4.  Cover and refrigerate the sauce for at least 1 hour to allow the flavors to
     meld.

To make the quinoa cakes:

1.  Cook the quinoa by bringing 2  cup of water to a boil.  Add the 2/3 cup of  raw quinoa and return
     to boil.  Take off stove and rinse well.  Add back in a scant 2 cups of water and return to stove and
     bring to a boil.  Turn down to low.  Cover.  Cook 15 minutes.  Let stand for five minutes and then
     fluff with a fork.
2.  While quinoa is cooking, finely chop the white portion of the onions to make 1  cup and the four
     cloves of garlic.  Heat the oil in a large skillet over medium heat.  Add onion and garlic, stirring
    often, until softened, about 4 minutes. Chop the spinach and cook, stirring often, until wilted, about
    3 minutes. Transfer the mixture to a medium-size bowl.

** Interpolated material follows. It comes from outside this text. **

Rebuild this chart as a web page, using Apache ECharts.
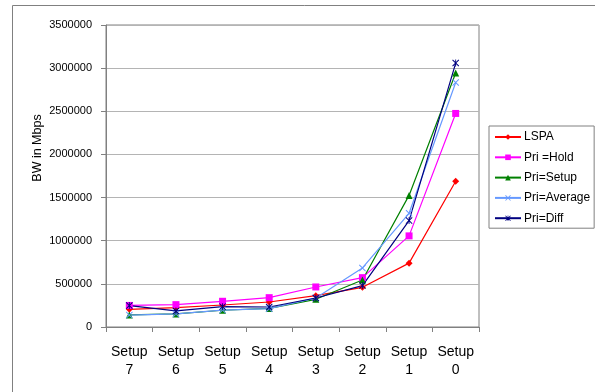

3.  Beat the eggs lightly.  Add to bowl with the onions, garlic and spinach mixture, along with the
     cooked quinoa.  Crumble in the feta cheese and bread crumbs. Stir in the remaining tablespoon of
     chopped dill, the 1/2 teaspoon of the lemon zest and 1/2 teaspoon of freshly ground pepper.  Let
     mixture sit for a few minutes to allow the bread crumbs to absorb the moisture.
4.  Preheat oven to 400 degrees F.
5.   Line a cookie sheet with parchment paper.  Form quinoa mixture into cakes about 2 1/2 inches in
      diameter and 1/2 inch thick and place on sheet.
6.  Bake for about 20 minutes or until the bottoms are brown.  Flip with a spatula and bake for
     another five minutes.
7.  Serve warm with the lemon-dill sauce.